Wednesday, February 11, 2015

My Impressions of California

As we started out for California, I had a healthy skepticism about what we’d find there. My parents always talked it down, as in, “Oh, those California people think they’re so great, and they’re not.” They defended our Jersey home turf (largely because they knew nothing else). I wasn’t that rigid, but as we progressed westward, I maintained a strict show-me attitude of, “California is going to have to demonstrate some great things before I cast my lot.” I got tired of hearing drivers talk it up—I’m specifically thinking of the female psychology student in Illinois who dropped us off at Starved Rock State Park, who said, “California is the closest thing we have to a utopia.” Talk like that wore on me fast. Could what she described be true?

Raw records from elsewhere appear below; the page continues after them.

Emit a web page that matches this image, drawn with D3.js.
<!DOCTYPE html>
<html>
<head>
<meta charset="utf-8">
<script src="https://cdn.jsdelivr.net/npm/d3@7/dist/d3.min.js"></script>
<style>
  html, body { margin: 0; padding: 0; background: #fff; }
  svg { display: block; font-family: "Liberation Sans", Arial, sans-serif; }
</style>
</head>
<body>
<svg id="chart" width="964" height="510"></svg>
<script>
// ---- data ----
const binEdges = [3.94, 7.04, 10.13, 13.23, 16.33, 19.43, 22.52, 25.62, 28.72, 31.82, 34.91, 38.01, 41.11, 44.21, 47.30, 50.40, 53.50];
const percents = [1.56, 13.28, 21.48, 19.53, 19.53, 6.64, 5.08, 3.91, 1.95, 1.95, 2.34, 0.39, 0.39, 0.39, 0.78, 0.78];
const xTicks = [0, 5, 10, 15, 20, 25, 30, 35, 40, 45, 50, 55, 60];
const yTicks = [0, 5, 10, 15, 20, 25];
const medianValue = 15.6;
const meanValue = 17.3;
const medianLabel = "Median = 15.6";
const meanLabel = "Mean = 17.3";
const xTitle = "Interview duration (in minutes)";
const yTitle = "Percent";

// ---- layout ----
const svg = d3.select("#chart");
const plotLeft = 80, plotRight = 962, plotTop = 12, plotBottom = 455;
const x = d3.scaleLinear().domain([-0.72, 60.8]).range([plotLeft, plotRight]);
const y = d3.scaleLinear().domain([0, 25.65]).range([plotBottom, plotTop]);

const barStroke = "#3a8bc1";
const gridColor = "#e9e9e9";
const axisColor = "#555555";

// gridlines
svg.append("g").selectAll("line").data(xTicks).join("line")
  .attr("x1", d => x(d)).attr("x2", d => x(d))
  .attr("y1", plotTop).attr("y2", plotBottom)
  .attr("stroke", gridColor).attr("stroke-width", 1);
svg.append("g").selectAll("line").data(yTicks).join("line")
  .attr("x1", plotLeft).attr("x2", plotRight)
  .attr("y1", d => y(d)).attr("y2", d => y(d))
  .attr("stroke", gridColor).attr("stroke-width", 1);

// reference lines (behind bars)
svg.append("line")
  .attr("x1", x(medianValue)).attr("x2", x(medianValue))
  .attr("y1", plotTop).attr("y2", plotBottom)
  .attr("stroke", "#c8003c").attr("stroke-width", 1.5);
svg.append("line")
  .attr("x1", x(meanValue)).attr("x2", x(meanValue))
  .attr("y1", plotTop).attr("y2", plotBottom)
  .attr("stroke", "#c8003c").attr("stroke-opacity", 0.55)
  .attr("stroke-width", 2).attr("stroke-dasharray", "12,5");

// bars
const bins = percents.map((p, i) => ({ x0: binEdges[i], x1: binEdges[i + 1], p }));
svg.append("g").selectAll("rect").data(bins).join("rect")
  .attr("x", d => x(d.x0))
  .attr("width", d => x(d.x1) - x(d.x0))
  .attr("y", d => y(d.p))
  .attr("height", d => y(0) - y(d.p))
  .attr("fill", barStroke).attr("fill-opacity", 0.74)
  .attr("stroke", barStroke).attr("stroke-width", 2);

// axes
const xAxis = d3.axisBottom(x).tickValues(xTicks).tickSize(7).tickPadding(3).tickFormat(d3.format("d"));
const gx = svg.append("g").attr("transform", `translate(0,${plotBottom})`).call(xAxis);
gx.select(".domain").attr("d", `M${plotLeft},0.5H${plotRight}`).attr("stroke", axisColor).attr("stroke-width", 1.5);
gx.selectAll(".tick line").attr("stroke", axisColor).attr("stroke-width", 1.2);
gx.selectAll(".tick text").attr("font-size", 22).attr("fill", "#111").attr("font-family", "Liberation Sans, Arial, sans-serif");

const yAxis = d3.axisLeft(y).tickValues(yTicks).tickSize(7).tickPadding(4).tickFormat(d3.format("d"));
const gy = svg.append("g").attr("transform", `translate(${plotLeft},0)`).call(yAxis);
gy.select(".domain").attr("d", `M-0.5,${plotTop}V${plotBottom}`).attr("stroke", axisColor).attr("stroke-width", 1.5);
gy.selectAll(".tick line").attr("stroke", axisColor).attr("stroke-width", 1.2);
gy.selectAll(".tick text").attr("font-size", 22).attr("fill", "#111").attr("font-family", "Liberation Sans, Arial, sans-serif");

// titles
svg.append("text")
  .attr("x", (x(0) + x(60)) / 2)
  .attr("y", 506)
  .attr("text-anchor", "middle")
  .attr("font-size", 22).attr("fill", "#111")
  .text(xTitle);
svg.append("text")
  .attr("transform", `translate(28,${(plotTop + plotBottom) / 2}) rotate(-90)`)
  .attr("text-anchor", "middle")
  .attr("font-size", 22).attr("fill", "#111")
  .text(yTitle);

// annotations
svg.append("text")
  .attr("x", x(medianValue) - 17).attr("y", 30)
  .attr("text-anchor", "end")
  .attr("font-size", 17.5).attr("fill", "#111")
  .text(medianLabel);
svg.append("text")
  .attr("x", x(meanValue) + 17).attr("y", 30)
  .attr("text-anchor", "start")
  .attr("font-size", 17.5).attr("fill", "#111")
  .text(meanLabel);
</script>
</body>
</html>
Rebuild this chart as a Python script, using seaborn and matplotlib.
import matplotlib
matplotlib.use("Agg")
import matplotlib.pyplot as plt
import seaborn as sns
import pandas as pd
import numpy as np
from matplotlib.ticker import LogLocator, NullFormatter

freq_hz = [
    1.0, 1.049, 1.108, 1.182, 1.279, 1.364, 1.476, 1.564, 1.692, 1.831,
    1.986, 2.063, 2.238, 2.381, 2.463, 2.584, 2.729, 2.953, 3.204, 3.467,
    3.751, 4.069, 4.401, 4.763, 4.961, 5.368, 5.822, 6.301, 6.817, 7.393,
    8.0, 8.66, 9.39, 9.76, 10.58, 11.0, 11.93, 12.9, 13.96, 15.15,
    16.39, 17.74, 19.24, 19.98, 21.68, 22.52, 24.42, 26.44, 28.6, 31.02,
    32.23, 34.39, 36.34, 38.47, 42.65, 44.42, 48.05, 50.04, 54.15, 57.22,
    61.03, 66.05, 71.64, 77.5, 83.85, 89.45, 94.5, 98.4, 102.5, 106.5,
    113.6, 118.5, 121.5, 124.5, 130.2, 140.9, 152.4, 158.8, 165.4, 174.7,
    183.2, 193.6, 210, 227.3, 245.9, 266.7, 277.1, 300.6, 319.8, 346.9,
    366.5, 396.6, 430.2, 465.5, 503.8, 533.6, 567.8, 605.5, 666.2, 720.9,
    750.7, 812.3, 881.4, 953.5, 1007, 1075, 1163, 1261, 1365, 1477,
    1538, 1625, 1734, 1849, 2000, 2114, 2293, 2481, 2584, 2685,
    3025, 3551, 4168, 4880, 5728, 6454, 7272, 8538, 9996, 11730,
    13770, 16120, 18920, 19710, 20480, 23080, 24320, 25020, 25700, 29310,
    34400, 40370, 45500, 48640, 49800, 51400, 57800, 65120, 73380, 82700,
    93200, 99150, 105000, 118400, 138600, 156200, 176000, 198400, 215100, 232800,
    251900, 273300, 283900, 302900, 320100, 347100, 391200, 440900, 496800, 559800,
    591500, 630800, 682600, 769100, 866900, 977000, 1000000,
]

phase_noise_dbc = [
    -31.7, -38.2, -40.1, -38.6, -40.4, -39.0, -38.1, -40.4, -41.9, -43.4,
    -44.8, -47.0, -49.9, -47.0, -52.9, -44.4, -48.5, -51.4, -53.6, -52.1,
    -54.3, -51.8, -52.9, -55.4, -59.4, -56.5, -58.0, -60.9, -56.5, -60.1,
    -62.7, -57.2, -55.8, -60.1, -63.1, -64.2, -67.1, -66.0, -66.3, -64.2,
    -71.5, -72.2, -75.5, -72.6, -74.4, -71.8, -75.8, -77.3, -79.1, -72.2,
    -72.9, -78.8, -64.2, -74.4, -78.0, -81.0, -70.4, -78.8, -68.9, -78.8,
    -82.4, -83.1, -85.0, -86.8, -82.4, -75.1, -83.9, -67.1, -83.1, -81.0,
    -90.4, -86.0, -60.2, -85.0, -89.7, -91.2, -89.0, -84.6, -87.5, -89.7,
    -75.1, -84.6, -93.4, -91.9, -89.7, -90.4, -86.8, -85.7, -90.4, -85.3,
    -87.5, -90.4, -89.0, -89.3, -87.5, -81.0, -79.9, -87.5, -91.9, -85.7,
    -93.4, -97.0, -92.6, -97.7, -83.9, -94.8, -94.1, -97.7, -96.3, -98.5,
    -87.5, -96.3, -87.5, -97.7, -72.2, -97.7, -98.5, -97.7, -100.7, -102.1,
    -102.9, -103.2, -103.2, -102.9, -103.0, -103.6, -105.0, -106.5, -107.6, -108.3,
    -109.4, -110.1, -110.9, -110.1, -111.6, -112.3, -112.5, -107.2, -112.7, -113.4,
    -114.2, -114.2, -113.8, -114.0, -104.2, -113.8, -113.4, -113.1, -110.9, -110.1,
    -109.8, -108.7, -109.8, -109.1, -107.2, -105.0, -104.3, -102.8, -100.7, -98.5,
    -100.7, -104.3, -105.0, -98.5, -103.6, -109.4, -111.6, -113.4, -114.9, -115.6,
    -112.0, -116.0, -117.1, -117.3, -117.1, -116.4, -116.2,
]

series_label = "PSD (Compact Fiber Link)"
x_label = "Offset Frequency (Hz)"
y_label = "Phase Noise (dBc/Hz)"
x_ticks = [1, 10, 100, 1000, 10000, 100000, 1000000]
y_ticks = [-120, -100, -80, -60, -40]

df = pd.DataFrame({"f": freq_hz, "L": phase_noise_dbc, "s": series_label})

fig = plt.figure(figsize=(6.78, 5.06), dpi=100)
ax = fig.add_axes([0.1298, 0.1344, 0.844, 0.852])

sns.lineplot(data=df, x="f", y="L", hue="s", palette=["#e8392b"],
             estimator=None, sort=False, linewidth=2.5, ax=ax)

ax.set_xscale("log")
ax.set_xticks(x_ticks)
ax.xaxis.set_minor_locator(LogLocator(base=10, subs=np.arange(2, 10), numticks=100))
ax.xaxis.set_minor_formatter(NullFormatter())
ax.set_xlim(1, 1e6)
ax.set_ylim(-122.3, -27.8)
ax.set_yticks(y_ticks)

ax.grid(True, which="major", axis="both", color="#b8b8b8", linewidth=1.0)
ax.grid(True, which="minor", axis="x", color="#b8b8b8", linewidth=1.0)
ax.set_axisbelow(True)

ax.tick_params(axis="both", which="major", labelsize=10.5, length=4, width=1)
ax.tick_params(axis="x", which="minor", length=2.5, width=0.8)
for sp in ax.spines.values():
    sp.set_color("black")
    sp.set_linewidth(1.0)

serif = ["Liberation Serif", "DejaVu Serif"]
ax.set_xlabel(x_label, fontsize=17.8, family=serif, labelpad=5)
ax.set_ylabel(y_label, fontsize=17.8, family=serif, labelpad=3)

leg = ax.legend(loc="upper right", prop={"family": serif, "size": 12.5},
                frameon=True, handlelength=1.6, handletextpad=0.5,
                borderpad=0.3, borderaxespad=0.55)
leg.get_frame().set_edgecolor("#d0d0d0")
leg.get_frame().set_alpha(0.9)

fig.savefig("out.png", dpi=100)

The curiosity was there. It turned out what I saw I DID like. Starting from the Sierra Nevada mountains, and the campsite I proposed for ourselves across the border, near Truckee (which Otto  nixed), I slowed turned over. The sense of individualism and freedom, the wide-open spaces, the cultural diversity, the mountains and coastline, the enormity of lifestyles, opinions, and attitudes, began to add up for me. The day after Disneyland (page 237) I looked in the mirror and said, “Admit it, Winans—you like ‘Fornia.  Fess up.  It’s grown on you. Admit it” That became my opinion. It took a few weeks, but I was won over in a big way, which resonates to the current.  California is still one of my favorite states and favorite places to visit—even if it seems like you’re on perpetual vacation.